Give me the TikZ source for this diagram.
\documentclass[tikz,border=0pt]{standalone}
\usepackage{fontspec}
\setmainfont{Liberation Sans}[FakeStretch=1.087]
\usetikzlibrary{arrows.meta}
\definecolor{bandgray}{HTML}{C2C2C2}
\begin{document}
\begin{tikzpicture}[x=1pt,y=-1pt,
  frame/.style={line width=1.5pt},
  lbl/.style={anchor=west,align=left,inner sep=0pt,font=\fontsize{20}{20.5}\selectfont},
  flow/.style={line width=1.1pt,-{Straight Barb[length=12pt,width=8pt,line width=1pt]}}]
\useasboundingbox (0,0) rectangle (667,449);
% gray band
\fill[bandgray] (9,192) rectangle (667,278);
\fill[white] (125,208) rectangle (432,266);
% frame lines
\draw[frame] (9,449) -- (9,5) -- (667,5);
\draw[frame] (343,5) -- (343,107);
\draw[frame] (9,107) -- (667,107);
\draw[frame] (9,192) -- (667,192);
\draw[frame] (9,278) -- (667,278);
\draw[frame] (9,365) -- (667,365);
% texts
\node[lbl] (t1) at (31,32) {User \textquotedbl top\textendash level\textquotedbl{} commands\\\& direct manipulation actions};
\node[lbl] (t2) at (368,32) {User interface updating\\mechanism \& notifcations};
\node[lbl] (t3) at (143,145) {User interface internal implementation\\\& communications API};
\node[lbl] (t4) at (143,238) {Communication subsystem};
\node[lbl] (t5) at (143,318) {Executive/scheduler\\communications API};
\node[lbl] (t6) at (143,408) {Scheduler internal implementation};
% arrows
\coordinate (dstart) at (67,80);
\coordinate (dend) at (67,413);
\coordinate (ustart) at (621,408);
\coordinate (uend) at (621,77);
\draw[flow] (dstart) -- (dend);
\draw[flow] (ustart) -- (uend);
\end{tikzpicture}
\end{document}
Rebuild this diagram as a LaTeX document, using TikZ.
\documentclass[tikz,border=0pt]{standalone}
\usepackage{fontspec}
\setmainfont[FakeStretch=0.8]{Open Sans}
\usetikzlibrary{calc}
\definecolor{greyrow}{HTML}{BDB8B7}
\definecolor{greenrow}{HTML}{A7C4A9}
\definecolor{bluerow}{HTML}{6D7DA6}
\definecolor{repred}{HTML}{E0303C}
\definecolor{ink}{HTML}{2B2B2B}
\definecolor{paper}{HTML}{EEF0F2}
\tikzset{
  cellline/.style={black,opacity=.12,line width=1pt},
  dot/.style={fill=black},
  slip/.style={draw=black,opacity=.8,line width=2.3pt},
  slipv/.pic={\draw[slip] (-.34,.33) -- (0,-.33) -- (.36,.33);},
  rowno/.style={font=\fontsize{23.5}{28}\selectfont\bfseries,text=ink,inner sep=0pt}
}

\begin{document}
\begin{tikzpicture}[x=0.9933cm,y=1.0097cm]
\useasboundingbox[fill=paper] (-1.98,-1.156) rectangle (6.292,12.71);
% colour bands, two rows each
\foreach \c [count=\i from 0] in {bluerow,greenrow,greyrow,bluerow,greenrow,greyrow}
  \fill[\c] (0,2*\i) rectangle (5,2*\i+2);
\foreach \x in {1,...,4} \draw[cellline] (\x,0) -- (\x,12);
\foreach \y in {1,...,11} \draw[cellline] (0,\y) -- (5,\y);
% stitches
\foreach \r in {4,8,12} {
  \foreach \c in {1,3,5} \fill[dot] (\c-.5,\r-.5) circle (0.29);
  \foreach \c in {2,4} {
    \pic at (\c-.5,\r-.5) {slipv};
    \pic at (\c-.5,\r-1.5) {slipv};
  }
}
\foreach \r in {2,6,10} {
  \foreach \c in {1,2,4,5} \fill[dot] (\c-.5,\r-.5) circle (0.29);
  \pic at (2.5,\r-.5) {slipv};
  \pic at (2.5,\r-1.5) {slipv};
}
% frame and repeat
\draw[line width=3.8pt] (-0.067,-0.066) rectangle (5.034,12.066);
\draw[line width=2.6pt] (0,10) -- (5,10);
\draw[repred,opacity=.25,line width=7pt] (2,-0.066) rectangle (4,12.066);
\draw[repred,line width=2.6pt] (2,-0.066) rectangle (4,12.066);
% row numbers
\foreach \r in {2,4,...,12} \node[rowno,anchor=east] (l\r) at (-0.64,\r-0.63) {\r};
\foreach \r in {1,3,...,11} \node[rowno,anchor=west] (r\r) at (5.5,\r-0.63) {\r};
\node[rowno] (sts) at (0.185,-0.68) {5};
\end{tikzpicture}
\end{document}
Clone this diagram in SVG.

-- -- --

Collect the lines that hold "this".

● **Output**:
Give me the TikZ source for this diagram.
Rebuild this diagram as a LaTeX document, using TikZ.
Clone this diagram in SVG.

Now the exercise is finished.